“When times got hard, I started having too many overdrafts and eventually the accounts I had were closed,” says Tory Watterson, a single mother of two children in Northeast Houston. “Instead of dealing with the stress of that, it’s much easier to just cash my check at a check cashing center and pay my bills all at the same time. A lot of times our people just don’t want to deal with or know how to handle debit cards, online payment centers or credit cards.”
Ms. Watterson recognizes the downside to not have a stable banking relationship with a financial institution. “Not having a bank account adversely affects your future ability to secure financing for large purchases such as homes, and business loans. It proves responsibility to the financial institution, so years later you can get approved for loans and credit. But that takes discipline,” she says.
Over 25 million households in America do not have bank accounts, according to a study conducted by the South Carolina Council on Economic Education, based in Columbia, S.C. Even more alarming is that 80 percent of those households are Blacks (46 percent) and Hispanics (34 percent).
Reasons cited in the study for not having a bank account were poor account management skills; infrequent check writing; a dislike for dealing with banks; lack of enough money; high service charges; high minimum bank balances; credit problems; and no banks near home.
Many, like Ms. Watterson, also see check cashing centers as a cheaper way to handle their payroll checks versus banks. But according to a Consumer Federation of America survey of check cashing outlets, on average it cost $24.45 to cash a $1,002 Social Security check in 2006 and a worker paid $19.66 every week to cash a $478.41 handwritten paper check.
Still if not managed properly having a bank account can be greatly expensive—especially for someone living paycheck to paycheck. Poor tracking of an account balance can incur penalties ranging from $20 to $30 for bounced checks and account overdrafts. Balances on closed accounts ruin credit reports.
Twenty-four-year-old Phoenix native Jennifer Cobb sees a need to master responsibility and heighten education in Black and Hispanic communities. “We choose to be irresponsible and avoid disciplining and structuring our financial lives. We choose the seemingly easy route of check-cashing centers, but we still lose in the end. I dislike check cashing centers,” she argues. Ms. Cobb has maintained a bank account since the age of 17.
Clente Flemming, president of South Carolina Community Bank, agrees that education is the answer and says ridding communities of check cashing centers will not solve the problem. “If we shut down every one of them, it will not better our ability to create generational wealth. The credit crisis in the Black community is at an all time high. It’s about want versus need. It’s about paying your bills on time and learning management,” he adds, in an interview with The Final Call.

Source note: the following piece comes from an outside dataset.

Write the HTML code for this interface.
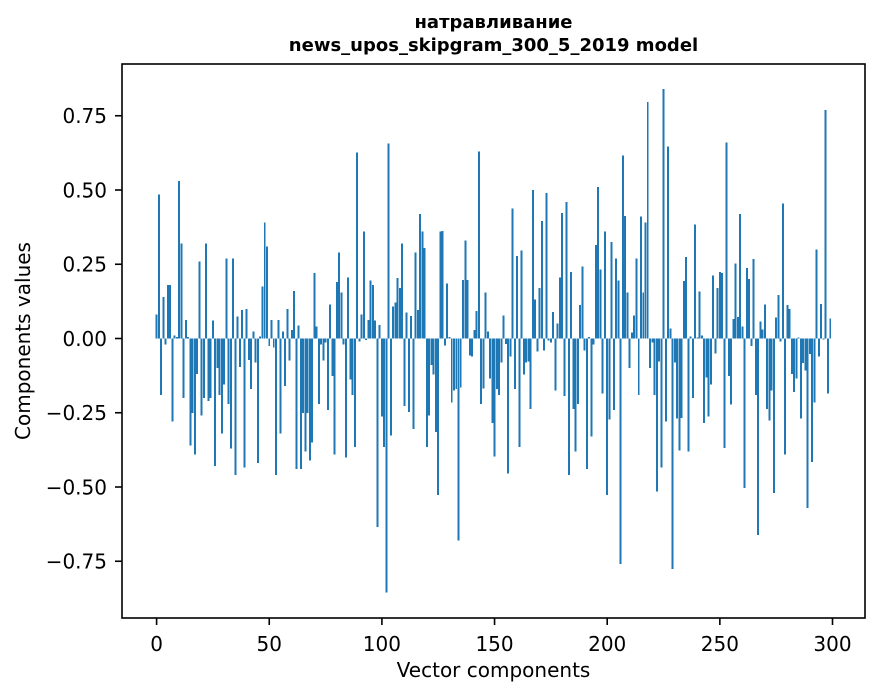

Over 52 percent of the unbanked families previously had a checking account, suggesting that something about their financial circumstances or behavior led them to leave the financial mainstream.
Mr. Flemming’s bank is the only Black bank left in the state of South Carolina, which he says represents a pattern throughout America. “Citibank lost nearly $10 billion dollars last quarter, but if you add up the assets of all Black banks in the country, we wouldn’t come near that number. Black banks are becoming extinct. So we as a people have to control and recycle the money that is coming into our community and build. Create jobs and educate.”
Educate is what the South Carolina Council on Economic Education intends to do this year with their findings. They have developed a coalition with financial experts from the University of South Carolina’s Moore School of Business to gather statistics one county at a time. Coalition president Helen Meyer sees education as vitally necessary to the empowerment of families.
“We have to spread this information throughout the state and the country and increase awareness. This problem did not just happen overnight, so it is going to take long term action plans to reverse the downward spiral,” she says.